Housing Bubble Fears Gone Awry as Home Price Appreciation Slows

The rate of home price appreciation has slowed down to its lowest annual pace, according to the latest data from Zillow.

The analytic provider's home value index rose to $176,500 in September, which is up 6.5% year over year. However, since peaking at 8.1% in April, property appreciation compared to the year before has fallen in every month since peaking at 8.1% in April, the Seattle-based company said.

"At this time last year, we were worrying about a number of frothy markets that looked like they could be on the edge of another housing bubble, places where homes were appreciating at more than 20% per year and where buyers' heads were spinning just trying to keep up," said Stan Humphries, chief economist at Zillow.

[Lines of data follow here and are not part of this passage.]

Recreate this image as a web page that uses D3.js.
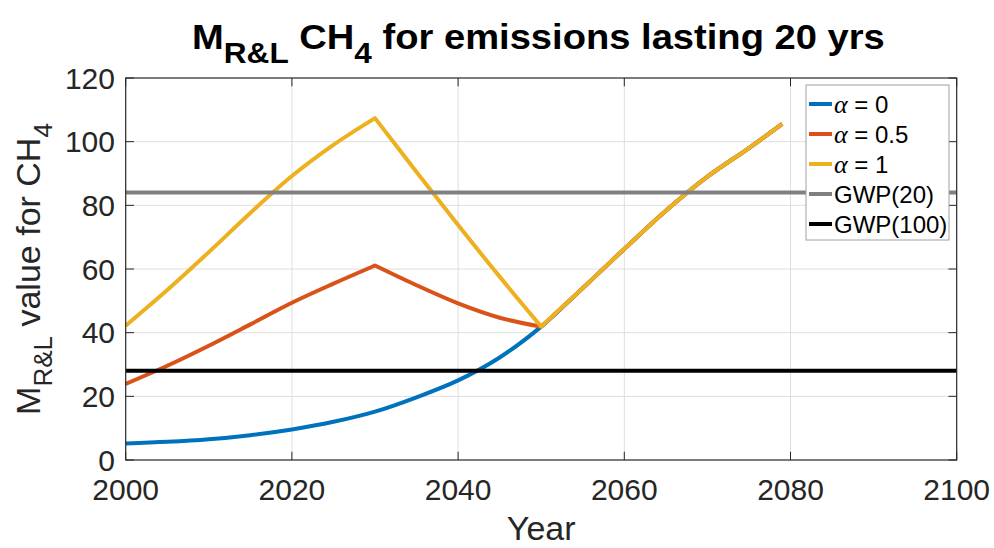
<!DOCTYPE html>
<html><head><meta charset="utf-8">
<script src="https://cdn.jsdelivr.net/npm/d3@7"></script>
<style>body{margin:0;background:#fff;}</style>
</head><body>
<svg id="chart" width="994" height="548"></svg>
<script>
// ---- data ----
const years = [2000, 2005, 2010, 2015, 2020, 2025, 2030, 2035, 2040, 2045, 2050, 2055, 2060, 2065, 2070, 2075, 2079];
const alpha0  = [5.2, 5.7, 6.5, 7.8, 9.6, 12.0, 15.2, 19.7, 25.0, 32.2, 41.9, 54.0, 66.3, 78.3, 89.0, 98.0, 105.6];
const alpha05 = [23.9, 29.6, 35.9, 42.6, 49.4, 55.4, 61.1, 54.9, 49.2, 44.7, 41.9, 54.0, 66.3, 78.3, 89.0, 98.0, 105.6];
const alpha1  = [42.2, 53.4, 65.3, 77.6, 89.2, 99.0, 107.4, 90.5, 73.8, 57.6, 41.9, 54.0, 66.3, 78.3, 89.0, 98.0, 105.6];
const gwpYears = [2000, 2100];
const gwp20  = [84, 84];
const gwp100 = [28, 28];
const xTicks = [2000, 2020, 2040, 2060, 2080, 2100];
const yTicks = [0, 20, 40, 60, 80, 100, 120];
const seriesNames = ["α = 0", "α = 0.5", "α = 1", "GWP(20)", "GWP(100)"];
const colors = ["#0072BD", "#D95319", "#EDB120", "#808080", "#000000"];

// ---- layout ----
const svg = d3.select("#chart");
const L = 125.7, R = 956.7, T = 78, B = 460;
const x = d3.scaleLinear().domain([2000, 2100]).range([L, R]);
const y = d3.scaleLinear().domain([0, 120]).range([B, T]);
const axisColor = "#262626";
const sans = "'Liberation Sans', Arial, Helvetica, sans-serif";

svg.append("defs").append("clipPath").attr("id", "clip")
  .append("rect").attr("x", L).attr("y", T).attr("width", R - L).attr("height", B - T);

// grid
const grid = svg.append("g");
grid.selectAll(".gx").data(xTicks.slice(1, -1)).join("line")
  .attr("x1", d => x(d)).attr("x2", d => x(d)).attr("y1", T).attr("y2", B)
  .attr("stroke", "#dedede").attr("stroke-width", 1);
grid.selectAll(".gy").data(yTicks.slice(1, -1)).join("line")
  .attr("x1", L).attr("x2", R).attr("y1", d => y(d)).attr("y2", d => y(d))
  .attr("stroke", "#dedede").attr("stroke-width", 1);

// lines
const seriesData = [
  years.map((yr, i) => [yr, alpha0[i]]),
  years.map((yr, i) => [yr, alpha05[i]]),
  years.map((yr, i) => [yr, alpha1[i]]),
  gwpYears.map((yr, i) => [yr, gwp20[i]]),
  gwpYears.map((yr, i) => [yr, gwp100[i]])
];
const line = d3.line().x(d => x(d[0])).y(d => y(d[1])).curve(d3.curveCatmullRom.alpha(0.5));
const lineStraight = d3.line().x(d => x(d[0])).y(d => y(d[1]));
const lg = svg.append("g").attr("clip-path", "url(#clip)");
seriesData.forEach((s, i) => {
  let path;
  if (i === 1 || i === 2) {
    const seg1 = s.filter(d => d[0] <= 2030);
    const seg2 = s.filter(d => d[0] >= 2030 && d[0] <= 2050);
    const seg3 = s.filter(d => d[0] >= 2050);
    path = line(seg1) + line(seg2).replace(/^M/, "L") + line(seg3).replace(/^M/, "L");
  } else if (i < 3) {
    path = line(s);
  } else {
    path = lineStraight(s);
  }
  lg.append("path").attr("d", path).attr("fill", "none")
    .attr("stroke", colors[i]).attr("stroke-width", 4)
    .attr("stroke-linejoin", "round");
});

// axes box and ticks
const ax = svg.append("g");
ax.append("rect").attr("x", L).attr("y", T).attr("width", R - L).attr("height", B - T)
  .attr("fill", "none").attr("stroke", axisColor).attr("stroke-width", 1.2);
const tl = 8.3;
xTicks.forEach(t => {
  ax.append("line").attr("x1", x(t)).attr("x2", x(t)).attr("y1", B).attr("y2", B - tl).attr("stroke", axisColor);
  ax.append("line").attr("x1", x(t)).attr("x2", x(t)).attr("y1", T).attr("y2", T + tl).attr("stroke", axisColor);
  ax.append("text").attr("x", x(t)).attr("y", 500).attr("text-anchor", "middle")
    .attr("font-family", sans).attr("font-size", 30).attr("fill", axisColor).text(t);
});
yTicks.forEach(t => {
  ax.append("line").attr("x1", L).attr("x2", L + tl).attr("y1", y(t)).attr("y2", y(t)).attr("stroke", axisColor);
  ax.append("line").attr("x1", R).attr("x2", R - tl).attr("y1", y(t)).attr("y2", y(t)).attr("stroke", axisColor);
  ax.append("text").attr("x", 115).attr("y", y(t) + 10.5).attr("text-anchor", "end")
    .attr("font-family", sans).attr("font-size", 30).attr("fill", axisColor).text(t);
});

// rich text helper
function rich(g, parts, size, subSize, subDy, weight) {
  const t = g.append("text").attr("font-family", sans).attr("font-size", size)
    .attr("font-weight", weight || "normal").attr("fill", weight ? "#000" : axisColor);
  parts.forEach(p => {
    const ts = t.append("tspan").text(p.t);
    if (p.sub) ts.attr("font-size", subSize).attr("dy", subDy);
    if (p.back) ts.attr("dy", -subDy);
  });
  return t;
}

// title
const tg = svg.append("g");
const title = rich(tg, [{t: "M"}, {t: "R&L", sub: true}, {t: " CH", back: true}, {t: "4", sub: true}, {t: " for emissions lasting 20 yrs", back: true}], 35, 29, 14, "bold");
title.attr("x", 0).attr("y", 0);
{
  const w = title.node().getComputedTextLength();
  const target = 885 - 192;
  tg.attr("transform", `translate(192,49) scale(${target / w},1)`);
}

// x label
svg.append("text").attr("x", (L + R) / 2).attr("y", 540).attr("text-anchor", "middle")
  .attr("font-family", sans).attr("font-size", 34).attr("fill", axisColor).text("Year");

// y label
const yg = svg.append("g");
const ylab = rich(yg, [{t: "M"}, {t: "R&L", sub: true}, {t: " value for CH", back: true}, {t: "4", sub: true}], 34, 26, 12);
{
  const w = ylab.node().getComputedTextLength();
  yg.attr("transform", `translate(40,${269 + w / 2}) rotate(-90)`);
}

// legend
const leg = svg.append("g");
leg.append("rect").attr("x", 806).attr("y", 85).attr("width", 143).attr("height", 155)
  .attr("fill", "#fff").attr("stroke", "#a0a0a0").attr("stroke-width", 1);
seriesNames.forEach((n, i) => {
  const cy = 104 + i * 30;
  leg.append("line").attr("x1", 809).attr("x2", 832).attr("y1", cy).attr("y2", cy)
    .attr("stroke", colors[i]).attr("stroke-width", 4);
  const t = leg.append("text").attr("x", 834).attr("y", cy + 8.5)
    .attr("font-family", sans).attr("font-size", 24).attr("fill", "#000");
  if (n.startsWith("α")) {
    t.append("tspan").attr("font-family", "'Liberation Serif', 'DejaVu Serif', serif")
      .attr("font-style", "italic").attr("font-size", 26).text("α");
    t.append("tspan").text(n.slice(1));
  } else {
    t.text(n);
  }
});
</script>
</body></html>
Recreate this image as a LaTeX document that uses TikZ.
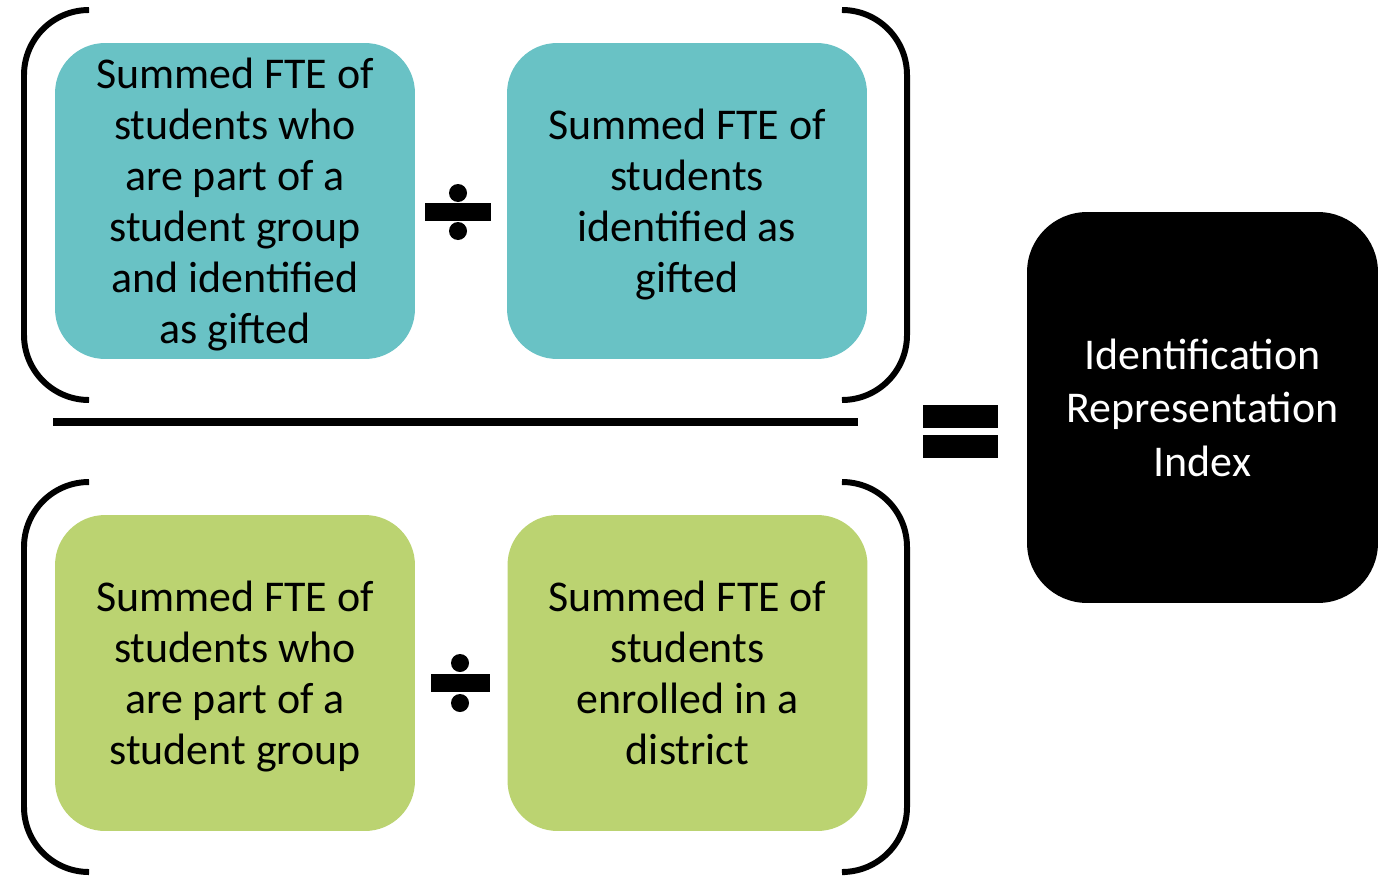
\documentclass[tikz,border=0pt]{standalone}
\usepackage{fontspec}
\setmainfont{Carlito}
\usepackage{tikz}
\usetikzlibrary{calc}

\tikzset{
box/.style={rounded corners=1cm,minimum width=7.2cm,minimum height=6.32cm,inner sep=0pt,text depth=0pt,align=center,font=\fontsize{25}{29}\selectfont},
paren/.style={line width=3.4pt,rounded corners=1.3cm}
}

\begin{document}
\begin{tikzpicture}[x=0.02cm,y=-0.02cm]
\definecolor{aqua}{RGB}{105,194,197}
\definecolor{leaf}{RGB}{187,211,113}
\useasboundingbox (0,0) rectangle (1378,875);
% brackets
\draw[paren] (88,10) -- (24,10) -- (24,400) -- (88,400);
\draw[paren] (845,10) -- (907,10) -- (907,400) -- (845,400);
\draw[paren] (88,482) -- (24,482) -- (24,872) -- (88,872);
\draw[paren] (845,482) -- (907,482) -- (907,872) -- (845,872);
% fraction bar
\draw[line width=4.5pt] (53,422) -- (858,422);
% boxes
\node[box,fill=aqua] (v1) at (235,201) {Summed FTE of\\students who\\are part of a\\student group\\and identified\\as gifted};
\node[box,fill=aqua] (v2) at (687,201) {Summed FTE of\\students\\identified as\\gifted};
\node[box,fill=leaf] (v3) at (235,673) {Summed FTE of\\students who\\are part of a\\student group};
\node[box,fill=leaf] (v4) at (687.5,673) {Summed FTE of\\students\\enrolled in a\\district};
\node[box,fill=black,text=white,minimum width=7.02cm,minimum height=7.82cm,rounded corners=1.2cm,font=\fontsize{25}{30.5}\selectfont] (v5) at (1202.5,407.5) {Identification\\Representation\\Index};
% division signs
\fill (425,203) rectangle (491,221);
\fill (458,193) circle (9);
\fill (458,231) circle (9);
\fill (431,674) rectangle (490,692);
\fill (460,663) circle (9);
\fill (460,703) circle (9);
% equals sign
\fill (923,405) rectangle (998,428);
\fill (923,435) rectangle (998,458);
\end{tikzpicture}
\end{document}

"We always knew these market conditions couldn't last, and it's good to see us now on a more natural path toward normal market conditions and more balance between buyers and sellers."

Zillow is projecting the rate of appreciation to continue to slow, as home values are forecasted to grow at 3% through the third quarter of 2015. This is roughly half the current pace.

The home price appreciation decline is beneficial to homebuyers who were priced out of hot markets. At the end of the third quarter, there were about 19% more homes on the market than last year. Furthermore, nearly 37% of listings on Zillow had at least one price cut in the past month, which is up more than four percentage points than a year earlier, Zillow said.

California cities, like San Francisco and Los Angeles, which experienced some of the greatest home price appreciation figures during the housing recovery, have had a noticeable slowdown. For example, Los Angeles home values are only up 8.3% through the third quarter of 2014, compared to 18.5% during the same time period last year.

Meanwhile, annual appreciation in San Francisco slowed to 8.2%, compared to 23.5% over the same time period a year ago.